À la Konschthal Esch

Vies refaites

d'Lëtzebuerger Land vom 03.11.2023

Jusqu’à l’ultime instant, la vie des humains peut être orientée différemment, on dira qu’elle peut se refaire. Il en va autrement des objets, du moins jusqu’à très récemment. La société de consommation commandait de jeter, de mettre au rebut, inutile de réparer quoi que ce soit, et puis ça serait revenu plus cher. Il est là un manque d’attention, voire de respect. Il y a pire, à en croire Ben Greber, artiste dans la foulée d’une tendance restauratrice des années 70 et 80, et au-delà, lui qui dans le monde d’aujourd’hui, constate et vilipende une fortschreitende Entgegenständlichung und Unsichtbarkeit aller gesellschaftsrelevanten Prozesse.

C’est dire que son exposition à la Konschthal Esch, jusqu’au 25 février 2024, se saisit du visiteur sur bon nombre de plans. Ne laissons pas de côté, bien évidemment, le plaisir esthétique, il tient d’abord au travail soigné, impeccable de l’artiste, à une aura de ses sculptures (on y reviendra), et plus largement, à l’agencement de l’exposition tout entière dont le commissariat a été assuré par Charles Wennig. Un seul exemple, mineur par le nom et la taille des objets : des bouteilles refaites (disons en carton), remisées dans un coin, mais l’atmosphère qui s’en dégage ou les entoure, ne le cède en rien aux natures mortes de Morandi. Mais voilà que les objets sont sortis de la prison de la toile.

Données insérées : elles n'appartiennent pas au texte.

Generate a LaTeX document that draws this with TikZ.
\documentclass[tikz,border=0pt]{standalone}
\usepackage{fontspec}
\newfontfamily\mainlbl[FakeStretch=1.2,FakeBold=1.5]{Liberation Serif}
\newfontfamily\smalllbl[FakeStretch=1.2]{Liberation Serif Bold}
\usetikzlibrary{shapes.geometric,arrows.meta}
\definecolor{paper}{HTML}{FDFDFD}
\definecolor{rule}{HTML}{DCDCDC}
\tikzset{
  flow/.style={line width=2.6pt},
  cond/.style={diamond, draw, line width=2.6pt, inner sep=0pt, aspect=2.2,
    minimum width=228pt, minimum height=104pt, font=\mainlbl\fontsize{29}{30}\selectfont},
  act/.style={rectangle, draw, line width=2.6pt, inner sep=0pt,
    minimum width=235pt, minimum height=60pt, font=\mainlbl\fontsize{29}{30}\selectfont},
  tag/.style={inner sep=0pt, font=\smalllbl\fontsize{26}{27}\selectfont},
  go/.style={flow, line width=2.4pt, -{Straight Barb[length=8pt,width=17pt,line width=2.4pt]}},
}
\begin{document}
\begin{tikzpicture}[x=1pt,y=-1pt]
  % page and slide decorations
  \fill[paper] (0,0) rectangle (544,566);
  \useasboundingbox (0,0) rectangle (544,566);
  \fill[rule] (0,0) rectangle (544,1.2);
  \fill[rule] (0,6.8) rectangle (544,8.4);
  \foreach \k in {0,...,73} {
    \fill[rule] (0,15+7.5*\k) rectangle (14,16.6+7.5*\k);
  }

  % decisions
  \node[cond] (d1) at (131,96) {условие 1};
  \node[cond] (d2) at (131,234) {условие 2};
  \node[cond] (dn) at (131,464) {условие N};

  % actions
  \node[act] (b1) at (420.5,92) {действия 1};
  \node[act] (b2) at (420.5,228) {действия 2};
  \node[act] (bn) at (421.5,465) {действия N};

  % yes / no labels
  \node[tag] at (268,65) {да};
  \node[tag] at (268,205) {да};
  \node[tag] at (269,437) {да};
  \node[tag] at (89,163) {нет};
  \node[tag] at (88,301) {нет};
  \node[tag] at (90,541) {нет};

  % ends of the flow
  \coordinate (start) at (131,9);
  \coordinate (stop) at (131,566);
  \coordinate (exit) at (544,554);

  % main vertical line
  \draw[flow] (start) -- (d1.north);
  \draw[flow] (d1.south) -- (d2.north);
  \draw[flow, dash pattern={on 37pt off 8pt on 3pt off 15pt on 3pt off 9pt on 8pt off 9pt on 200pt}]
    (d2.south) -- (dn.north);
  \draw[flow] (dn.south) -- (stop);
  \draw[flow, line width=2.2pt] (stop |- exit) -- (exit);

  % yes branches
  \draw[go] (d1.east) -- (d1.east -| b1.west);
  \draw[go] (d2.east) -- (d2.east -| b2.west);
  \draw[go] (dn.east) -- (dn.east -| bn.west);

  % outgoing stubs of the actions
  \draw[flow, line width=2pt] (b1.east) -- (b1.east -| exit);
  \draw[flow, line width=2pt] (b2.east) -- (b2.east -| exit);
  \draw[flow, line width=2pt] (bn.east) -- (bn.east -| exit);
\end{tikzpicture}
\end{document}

Pour le dire de suite encore, notre satisfaction doit beaucoup aussi à la présentation, aux vitrines telles qu’on les connaît par Reinhard Mucha, un des premiers à avoir fait de l’exposition en soi un thème, telles qu’on les trouve dans les musées où il s’agit de reliques, et rien que cette idée incite à attacher un grand prix à ce qu’on voit, du moins moralement, pour ne pas aller jusqu’à leur rendre un culte. C’est vrai pour l’ample installation Das große Danach, œuvre toute récente, en relation étroite avec le lieu de l’exposition, avec le poste de transformation, Umspannwerk, dont les ruines sont visibles depuis la Konschthal. Des anciens y ayant travaillé reconnaîtront les objets, leurs artefacts, pris dans de la couleur verdâtre, que Charles Wennig rapproche volontiers de la terra verde de la Renaissance, ou de la doodverf, chère notamment à Rembrandt, et Ben Greber de renchérir, d’attribuer à Green Machine etwas Geisterhaftes… mit Verfall und Verwesung assoziiert.

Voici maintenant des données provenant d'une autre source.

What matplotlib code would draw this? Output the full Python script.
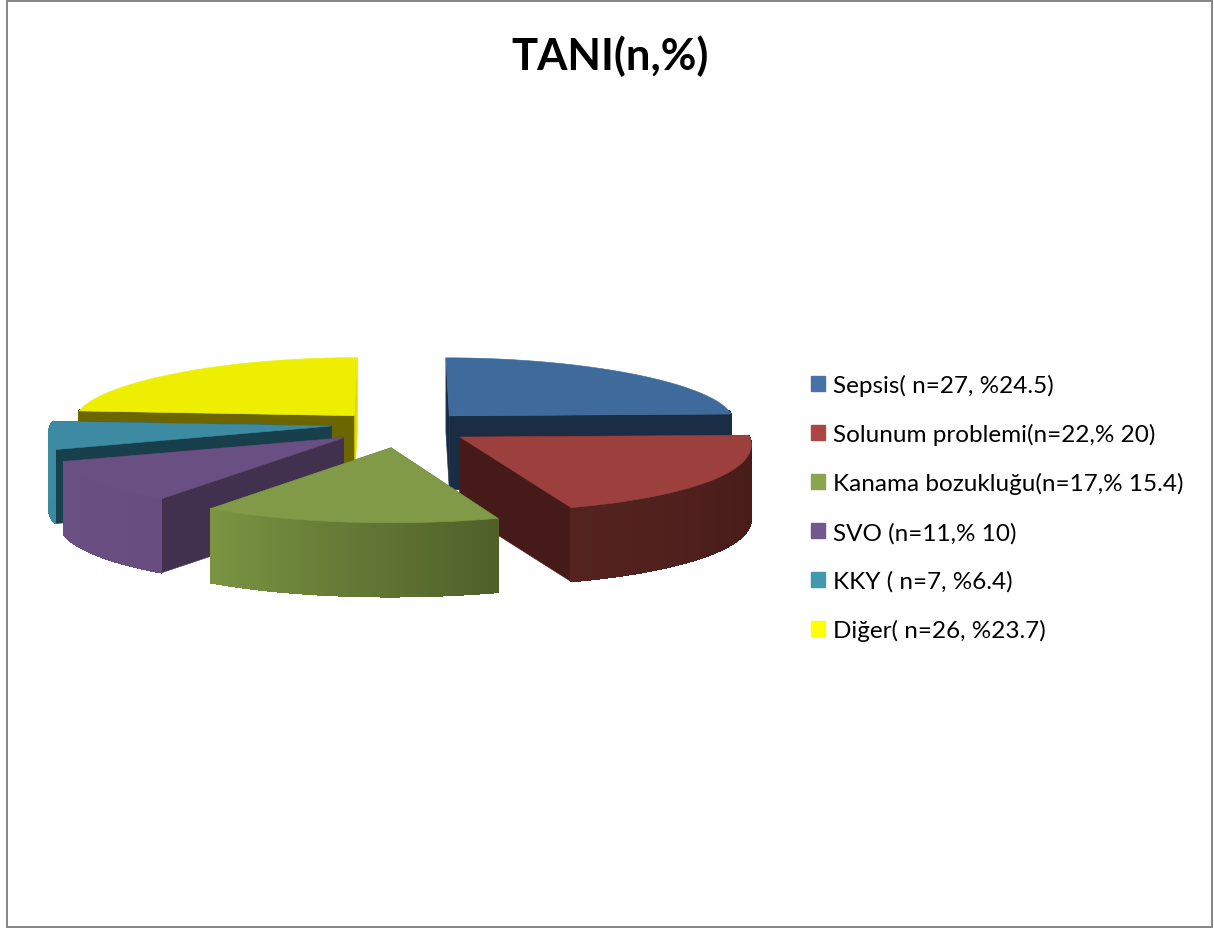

L’exemple du poste de transformation (sans insister plus, on notera que le terme lui-même renvoie directement à la démarche de l’artiste) donne à l’œuvre de Ben Greber, comme c’est le cas souvent, sa dimension sociale, voire politique. Avec telles images, par exemple d’une vidéo nous emmenant dans l’Emsland au nord de l’Allemagne, un parcours d’essai pour le Transrapid, ou en France, pour l’Aérotrain, des sites aujourd’hui délaissés, ne témoignant plus que d’utopies lointaines. Dans tel regard où nous prenons connaissance, à travers un judas, du Gruß von Hollerith, nom d’un inventeur américain, fils d’immigrés allemands, à l’origine des cartes perforées, de la société qui a donné après IBM.

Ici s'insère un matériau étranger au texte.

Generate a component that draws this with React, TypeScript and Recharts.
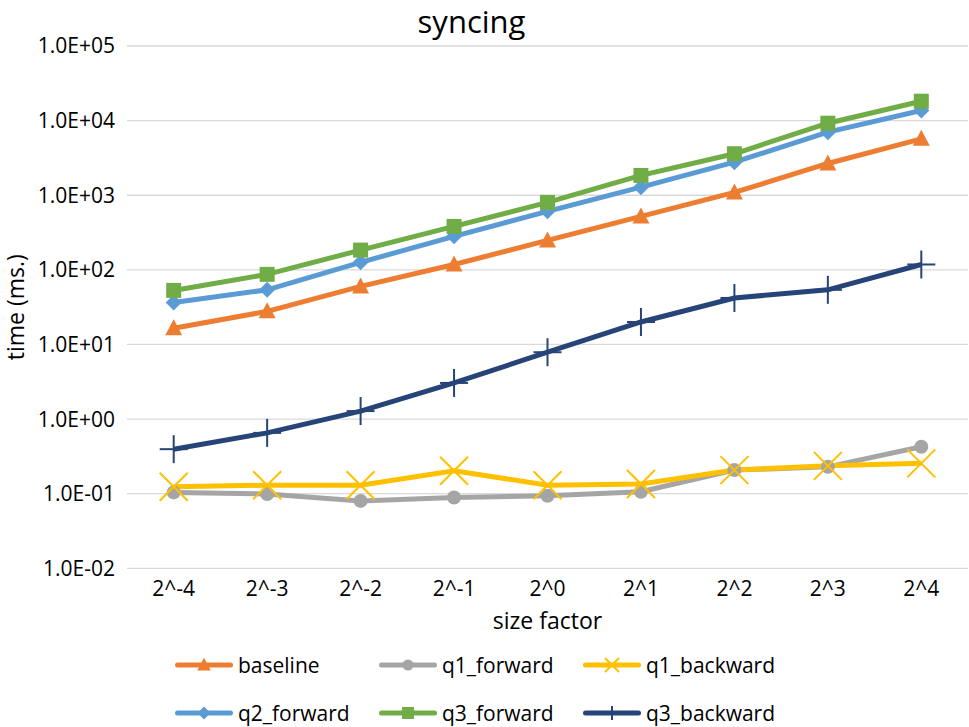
import React from 'react';
import { LineChart, Line, XAxis, YAxis, CartesianGrid } from 'recharts';

const categories = ['2^-4', '2^-3', '2^-2', '2^-1', '2^0', '2^1', '2^2', '2^3', '2^4'];
const baseline = [16.5, 27.8, 60, 118, 248, 520, 1090, 2665, 5700];
const q1Forward = [0.104, 0.099, 0.08, 0.089, 0.094, 0.106, 0.207, 0.229, 0.425];
const q1Backward = [0.124, 0.13, 0.13, 0.203, 0.13, 0.135, 0.207, 0.236, 0.255];
const q2Forward = [36.4, 54, 126, 281, 608, 1282, 2775, 7000, 13650];
const q3Forward = [53, 87, 184, 382, 801, 1842, 3595, 9230, 18200];
const q3Backward = [0.395, 0.653, 1.28, 3.05, 7.87, 20, 42, 54, 118];
const yTicks = [0.01, 0.1, 1, 10, 100, 1000, 10000, 100000];

const FONT = '"Open Sans", "Noto Sans", sans-serif';

type Shape = 'triangle' | 'circle' | 'x' | 'diamond' | 'square' | 'plus';

const series: { key: string; name: string; color: string; shape: Shape; values: number[] }[] = [
  { key: 'baseline', name: 'baseline', color: '#ED7D31', shape: 'triangle', values: baseline },
  { key: 'q1_forward', name: 'q1_forward', color: '#A5A5A5', shape: 'circle', values: q1Forward },
  { key: 'q1_backward', name: 'q1_backward', color: '#FFC000', shape: 'x', values: q1Backward },
  { key: 'q2_forward', name: 'q2_forward', color: '#5B9BD5', shape: 'diamond', values: q2Forward },
  { key: 'q3_forward', name: 'q3_forward', color: '#70AD47', shape: 'square', values: q3Forward },
  { key: 'q3_backward', name: 'q3_backward', color: '#264478', shape: 'plus', values: q3Backward },
];

const data = categories.map((c, i) => {
  const row: Record<string, any> = { cat: c };
  series.forEach((s) => {
    row[s.key] = s.values[i];
  });
  return row;
});

function marker(shape: Shape, color: string, cx: number, cy: number, scale: number, key?: any) {
  const k = scale;
  switch (shape) {
    case 'triangle':
      return (
        <polygon key={key} points={`${cx},${cy - 9 * k} ${cx - 8.5 * k},${cy + 7 * k} ${cx + 8.5 * k},${cy + 7 * k}`} fill={color} />
      );
    case 'circle':
      return <circle key={key} cx={cx} cy={cy} r={7 * k} fill={color} />;
    case 'x':
      return (
        <g key={key} stroke={color} strokeWidth={2}>
          <line x1={cx - 14 * k} y1={cy - 14 * k} x2={cx + 14 * k} y2={cy + 14 * k} />
          <line x1={cx - 14 * k} y1={cy + 14 * k} x2={cx + 14 * k} y2={cy - 14 * k} />
        </g>
      );
    case 'diamond':
      return (
        <polygon key={key} points={`${cx},${cy - 8 * k} ${cx + 8 * k},${cy} ${cx},${cy + 8 * k} ${cx - 8 * k},${cy}`} fill={color} />
      );
    case 'square':
      return <rect key={key} x={cx - 7.5 * k} y={cy - 7.5 * k} width={15 * k} height={15 * k} fill={color} />;
    case 'plus':
    default:
      return (
        <g key={key} stroke={color} strokeWidth={2}>
          <line x1={cx} y1={cy - 14 * k} x2={cx} y2={cy + 14 * k} />
          <line x1={cx - 14 * k} y1={cy} x2={cx + 14 * k} y2={cy} />
        </g>
      );
  }
}

const fmt = (v: number) => {
  const e = Math.round(Math.log10(v));
  const sign = e < 0 ? '-' : '+';
  const abs = Math.abs(e);
  return `1.0E${sign}${abs < 10 ? '0' + abs : abs}`;
};

export default function App() {
  return (
    <div style={{ position: 'absolute', left: 0, top: 0, width: 969, height: 727, fontFamily: FONT, background: '#fff' }}>
      <div
        style={{
          position: 'absolute',
          left: 0,
          width: 943,
          top: 0,
          textAlign: 'center',
          fontSize: 31,
          color: '#000',
          lineHeight: '43px',
        }}
      >
        syncing
      </div>
      <LineChart width={969} height={727} data={data} margin={{ top: 46, right: 1, bottom: 0, left: 0 }}>
        <CartesianGrid vertical={false} stroke="#d9d9d9" strokeWidth={1.3} />
        <XAxis
          dataKey="cat"
          height={158.7}
          tickSize={0}
          tickMargin={13}
          axisLine={false}
          padding={{ left: 46.7, right: 46.7 }}
          tick={{ fill: '#000', fontSize: 21, fontFamily: FONT }}
          interval={0}
          label={{ value: 'size factor', position: 'insideTop', offset: 44, fill: '#000', fontSize: 23, fontFamily: FONT }}
        />
        <YAxis
          scale="log"
          domain={[0.01, 100000]}
          ticks={yTicks}
          allowDataOverflow
          width={127}
          tickSize={0}
          tickMargin={12}
          axisLine={false}
          tickFormatter={fmt}
          tick={{ fill: '#000', fontSize: 21, fontFamily: FONT }}
          label={{
            value: 'time (ms.)',
            angle: -90,
            position: 'insideLeft',
            offset: 16,
            fill: '#000',
            fontSize: 23,
            fontFamily: FONT,
            style: { textAnchor: 'middle' },
          }}
        />
        {series.map((s) => (
          <Line
            key={s.key}
            dataKey={s.key}
            name={s.name}
            stroke={s.color}
            strokeWidth={5}
            isAnimationActive={false}
            dot={(p: any) => marker(s.shape, s.color, p.cx, p.cy, 1, `${s.key}-${p.index}`)}
            activeDot={false}
          />
        ))}
      </LineChart>
      <div style={{ position: 'absolute', left: 175, top: 650, width: 700 }}>
        {series.map((s, i) => (
          <div
            key={s.key}
            style={{
              position: 'absolute',
              left: (i % 3) * 204,
              top: Math.floor(i / 3) * 48,
              display: 'flex',
              alignItems: 'center',
              height: 30,
              whiteSpace: 'nowrap',
            }}
          >
            <svg width={58} height={30} style={{ display: 'block' }}>
              <line x1={2.5} y1={15} x2={55.5} y2={15} stroke={s.color} strokeWidth={5} strokeLinecap="round" />
              {marker(s.shape, s.color, 29, 15, s.shape === 'x' || s.shape === 'plus' ? 0.5 : 0.8)}
            </svg>
            <span style={{ fontSize: 21, color: '#000', marginLeft: 5, lineHeight: '30px' }}>{s.name}</span>
          </div>
        ))}
      </div>
    </div>
  );
}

Il peut entrer une bonne part d’autobiographie dans les sculptures de Ben Greber. Ainsi, des photos de famille lui ont permis de (re)faire du modélisme dans les pas de son grand-père habitant près de la gare de Wuppertal-Loh, zwischen Realität und Traum, voller Rätsel und Paradoxien (Erik Schönenberg). Histoire de famille toujours, plus sombre, le portrait introduit dans l’exposition de l’arrière-grand-père, cheminot membre du part nazi, peint par le père de l’artiste ; ou le portrait de la mère, dans une sorte de bunker (la cave de la maison familiale) comme pris dans des flots.

Il est arrivé à Ben Greber de reconstruire des machines, des objets de grande taille, dans des matériaux plus banals que ceux de l’original. Du carton, du plastique, pour Windmühle aus dem südlichen Teil des Jenseits, Umspannwerk, Alles steuert der Blitz, et après l’artiste de les défaire, les mettre en morceaux, des fois répandus par terre, dans un désordre arrangé, des fois méticuleusement entassés dans les vitrines. Ben Greber nous confronte de la sorte avec ce qui a été, ce qui n’est plus, ce qu’il en est advenu ; il nous surprend par d’autres formes, voulues par le sculpteur, le plasticien (conformément à l’étymologie du mot). Si ses œuvres en sont autant de « memento mori », elles font ce rappel douloureux avec un côté plus que consolateur, de (re)création qui interpelle en même temps qu’elle nous comble.